A close friend was the first to really get tucked into experimenting and building things electronic. A loudhailer from an old Popular Mechanics magazine was enthusiastically tackled by John and father Daniel, as it would be an ideal piece of equipment for the recreation club meetings of which Daniel was the chairman. A radio amateur, Burt Marais, call sign ZS2LF, was also instrumental in the early formative years as many an hour was spent around his radio shack. Terms like modulator, rf and if stages, amplifier stage etc., soon became less daunting as their functions and uses became clear.
This initial interest in electronics, and particularly audio electronics, was nurtured and developed over years of experimenting and exposure to specifically audio electronics.
A brief period of training and working at the Hartebeespoort Tracking station, loading tape drives and punching buttons was followed by a foray into the digital world which lasted about five years, where experience was gained on peripheral and mainframe computers…. Stuff that filled vast rooms with rows and rows of cabinets.
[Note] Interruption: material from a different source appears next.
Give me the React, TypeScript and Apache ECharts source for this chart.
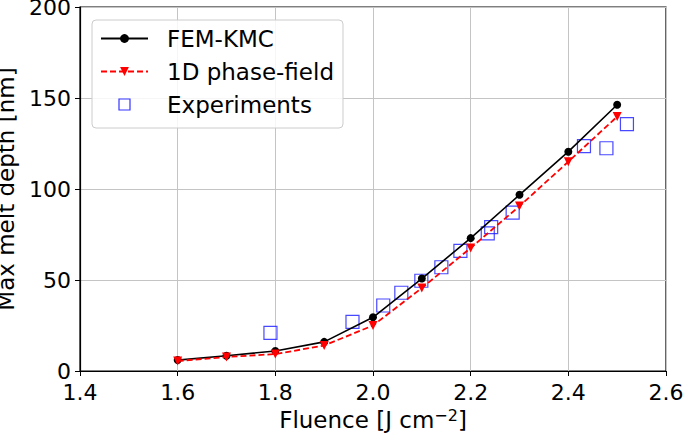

Tape drives standing shoulder to shoulder for metres, hard disk drives that would put locomotive wheels to shame humming away in their own sealed atmospheres. Nixie tubes displaying vital information with numerical precision. Monitors with an eerie green luminescence, desperately trying to communicate a soul that the computer simply did not have. It was an impersonal and unsatisfying environment. One that could not keep Schalk away from audio.
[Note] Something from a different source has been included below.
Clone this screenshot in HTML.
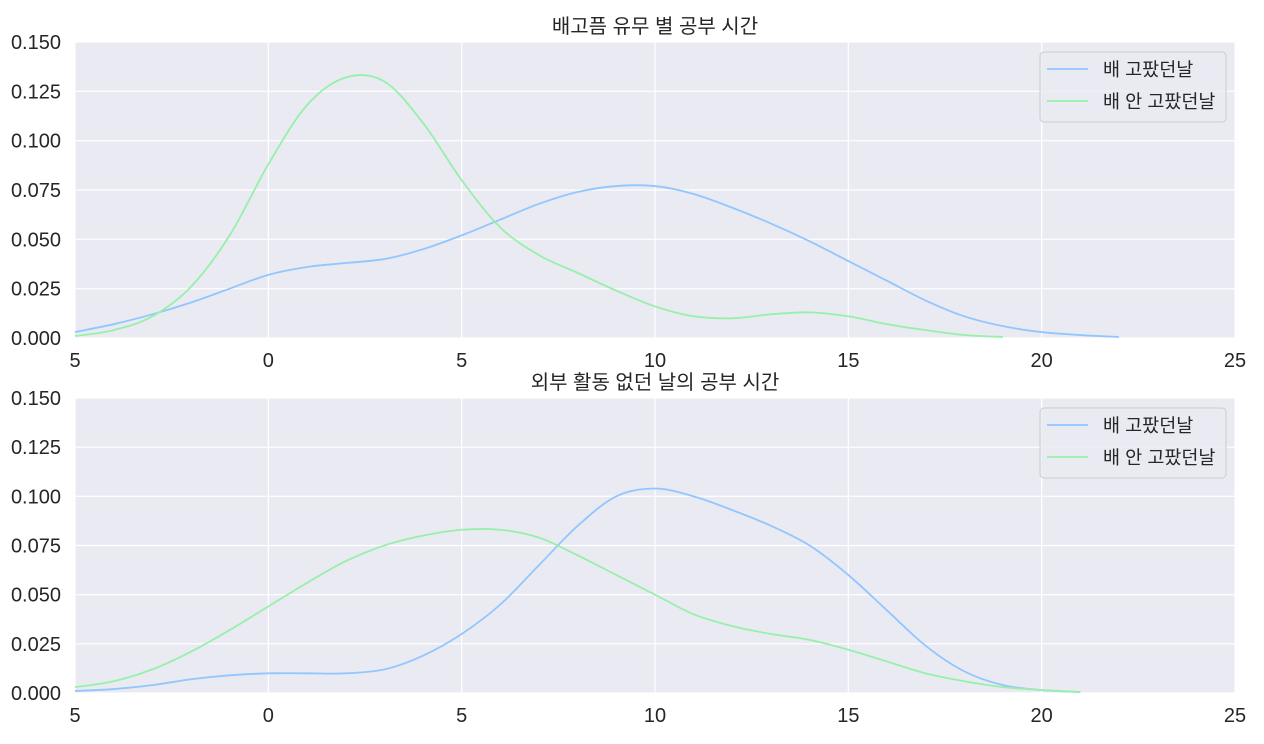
<!DOCTYPE html>
<html><head><meta charset="utf-8"><style>
body{margin:0;background:#fff;}
svg text{font-family:"Liberation Sans","Noto Sans CJK KR",sans-serif;fill:#262626;}
</style></head><body>
<svg id="c" width="1264" height="739"></svg>
<script>
const xTicks=[-5,0,5,10,15,20,25];
const xTickLabels=['5','0','5','10','15','20','25'];
const yTicks=[0,0.025,0.05,0.075,0.1,0.125,0.15];
const yTickLabels=['0.000','0.025','0.050','0.075','0.100','0.125','0.150'];
const seriesNames=['배 고팠던날','배 안 고팠던날'];
const titles=['배고픔 유무 별 공부 시간','외부 활동 없던 날의 공부 시간'];
const topHungryX=[-5,-4,-3,-2,-1,0,1,2,3,4,5,6,7,8,9,10,11,12,13,14,15,16,17,18,19,20,21,22];
const topHungry=[0.003,0.007,0.012,0.018,0.025,0.032,0.036,0.038,0.040,0.045,0.052,0.060,0.068,0.074,0.077,0.077,0.073,0.066,0.058,0.049,0.039,0.029,0.019,0.011,0.006,0.003,0.0015,0.0005];
const topFullX=[-5,-4,-3,-2,-1,0,1,2,3,4,5,6,7,8,9,10,11,12,13,14,15,16,17,18,19];
const topFull=[0.001,0.004,0.011,0.026,0.052,0.088,0.118,0.132,0.130,0.109,0.080,0.056,0.042,0.033,0.024,0.016,0.011,0.010,0.012,0.013,0.011,0.007,0.004,0.0015,0.0005];
const botHungryX=[-5,-4,-3,-2,-1,0,1,2,3,4,5,6,7,8,9,10,11,12,13,14,15,16,17,18,19,20,21];
const botHungry=[0.001,0.002,0.004,0.007,0.009,0.010,0.010,0.010,0.012,0.019,0.030,0.045,0.065,0.085,0.100,0.104,0.100,0.093,0.085,0.075,0.060,0.042,0.024,0.011,0.004,0.0015,0.0005];
const botFullX=[-5,-4,-3,-2,-1,0,1,2,3,4,5,6,7,8,9,10,11,12,13,14,15,16,17,18,19,20,21];
const botFull=[0.003,0.006,0.012,0.021,0.032,0.044,0.056,0.067,0.075,0.080,0.083,0.083,0.079,0.070,0.060,0.050,0.040,0.034,0.030,0.027,0.022,0.016,0.010,0.006,0.003,0.0015,0.0005];
const colors=['#92c6ff','#97f0aa'];
const NS='http://www.w3.org/2000/svg';
const svg=document.getElementById('c');
const L=75,R=1235;
function mk(tag,attrs,parent){const e=document.createElementNS(NS,tag);for(const k in attrs)e.setAttribute(k,attrs[k]);(parent||svg).appendChild(e);return e;}
function panel(top,bottom,title,series,idx){
  const g=mk('g',{});
  
  
  const sx=v=>L+(v+5)/30*(R-L);
  const sy=v=>bottom-v/0.15*(bottom-top);
  const bg=mk('rect',{x:L,y:top,width:R-L,height:bottom-top,fill:'#eaeaf2'},g);
  
  xTicks.forEach((t,i)=>{
    mk('line',{x1:sx(t),x2:sx(t),y1:top,y2:bottom,stroke:'#fff','stroke-width':1.2},g);
    const tx=mk('text',{x:sx(t),y:bottom+29,'text-anchor':'middle','font-size':20},g);
    tx.textContent=xTickLabels[i];
    
  });
  yTicks.forEach((t,i)=>{
    mk('line',{x1:L,x2:R,y1:sy(t),y2:sy(t),stroke:'#fff','stroke-width':1.2},g);
    const tx=mk('text',{x:L-14,y:sy(t)+7,'text-anchor':'end','font-size':20},g);
    tx.textContent=yTickLabels[i];
    
  });
  series.forEach((s,k)=>{
    const p=s.x.map((x,i)=>[sx(x),sy(s.y[i])]);
    let d='M'+p[0][0]+','+p[0][1];
    for(let i=0;i<p.length-1;i++){
      const p0=p[Math.max(0,i-1)],p1=p[i],p2=p[i+1],p3=p[Math.min(p.length-1,i+2)];
      d+=' C'+(p1[0]+(p2[0]-p0[0])/6)+','+(p1[1]+(p2[1]-p0[1])/6)+' '+(p2[0]-(p3[0]-p1[0])/6)+','+(p2[1]-(p3[1]-p1[1])/6)+' '+p2[0]+','+p2[1];
    }
    const path=mk('path',{d:d,fill:'none',stroke:colors[k],'stroke-width':1.8},g);
    
    
  });
  const tt=mk('text',{x:(L+R)/2,y:top-9,'text-anchor':'middle','font-size':20},g);
  tt.textContent=title;
  
  const lg=mk('g',{},g);
  
  mk('rect',{x:1040,y:top+10,width:186,height:70,rx:4,fill:'#eaeaf2','fill-opacity':0.8,stroke:'#cccccc'},lg);
  seriesNames.forEach((n,k)=>{
    const y=top+27+k*32;
    mk('line',{x1:1047,x2:1088,y1:y,y2:y,stroke:colors[k],'stroke-width':1.8},lg);
    const t=mk('text',{x:1103,y:y+7,'font-size':18.5},lg);
    t.textContent=n;
    
  });
}
panel(42,338,titles[0],[{x:topHungryX,y:topHungry},{x:topFullX,y:topFull}],0);
panel(398,693,titles[1],[{x:botHungryX,y:botHungry},{x:botFullX,y:botFull}],1);
</script>
</body></html>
An advert for a technician by Hi-Fi Installations was seen as an opportunity, one that was grasped with both hands. The successful application for the position led to the final move to permanent audio insanity!
Working as a repair technician for quite a number of years for one of the "Grey Lions" of the audio history in South Africa, Albert Meyburgh, Schalk was exposed to basically all the mayor brands in the hi fi trade of that era. Names like Bedini, SAE, Beveridge, Audio Research, Dayton Wright, Dynaco, Quad, Leak, Marantz, NAD etc. Invaluable experience and expertise was collected and stored away in the "audio banks" of Schalk's learning curve.
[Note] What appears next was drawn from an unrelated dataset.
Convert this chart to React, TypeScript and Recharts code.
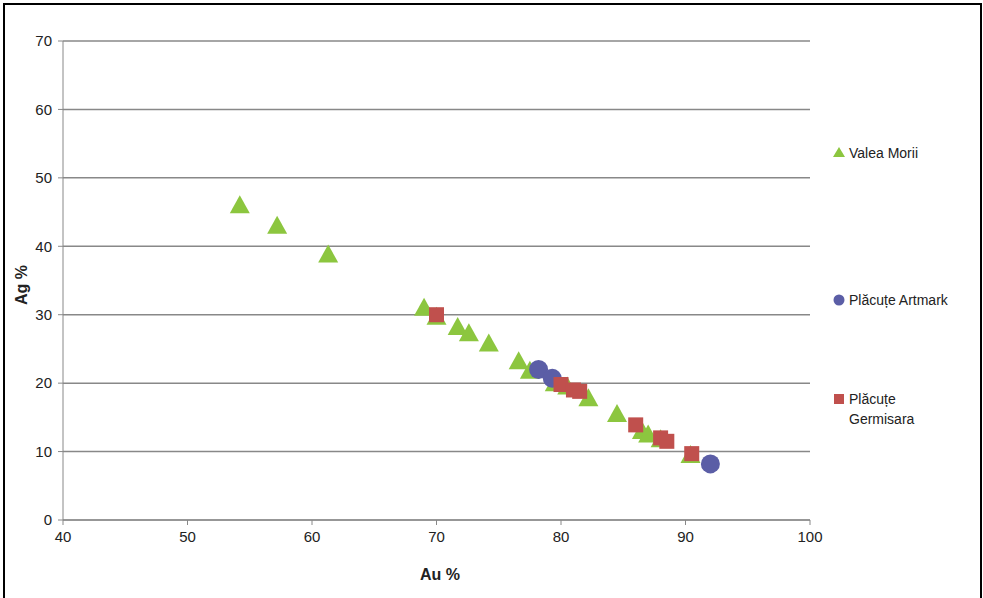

In later years, Schalk partnered up with long time college and friend, Gunther Graef, to form a highly successful audio repair company called Hi-Fi & TV Services. In 1994, Jeff Rowland of Jeff Rowland Design Group, paid a visit to the workshop as a courtesy call as Hi-Fi & TV were the service agents for the JRDG products in South Africa at the time.
What followed was a very inspiring discussion for Schalk, who learnt from Jeff that he basically also started out as a service agent, progressing to modifications and eventually manufacturing. Parallels were drawn in Schalk's mind, comparing backgrounds and similarities. In fact, so inspired was Schalk, that about a year later he floated Valve Audio and released the first tangible fruit of that decisions, the Black Widow, a hybrid design power amplifier capable of 200 watts per channel. The Black Widow received an enthusiastic review in the local Audio Video journal, AVSA, and was snapped up as an instant success and remains until today an active model in the product lineup.
It follows that as Schalk grew up during the years where both vacuum tube and solid state was applied to audio technology, that a trade mark of Valve Audio would be the marriage of these two technologies. Solid state could never fully replace or force out of existence vacuum tubes for reasons too obvious to even debate. Therefore, Valve Audio has become a manufacturer of a range of premium quality hybrid amplifiers employing the best of both worlds in extremely affordable packages from the smallest of basic integrated amplifiers, to very complex pre/power amplifiers in both single-ended and balanced designs.
In developing the Black Widow, more lessons were probably learnt than in all the preceding years. For Schalk, lesson number one was that you actually know less than you think you know. Bravado soon gave way to humility as Schalk was down sized right back to basics. At least now, approaching the project with the correct attitude, brisk progress was made. The Black Widow eventually took about two years from concept to product. This included many long nights prior to registering Valve Audio late 1994.
Mechanical design for the Black Widow was done by a friend who understood the art of CAD, with a keen sense of electronics and the enclosures associated with it. CAD proficiency therefore was another part of the learning curve for Schalk. Today, all designs are done in-house.
All Valve Audio amplifiers are hand built to exacting standards, following tight control measures to ensure a consistent product. Face plates are hand brushed prior to screen printing of the legend which is also done in-house.
The photo to the left shows Schalk and a very proud father Daniel at the very first Real Hi Fi Show that Valve Audio ever attended. Daniel had been the pivotal inspiration for a young boy, with a firm belief that everything is possible if you set your mind to it.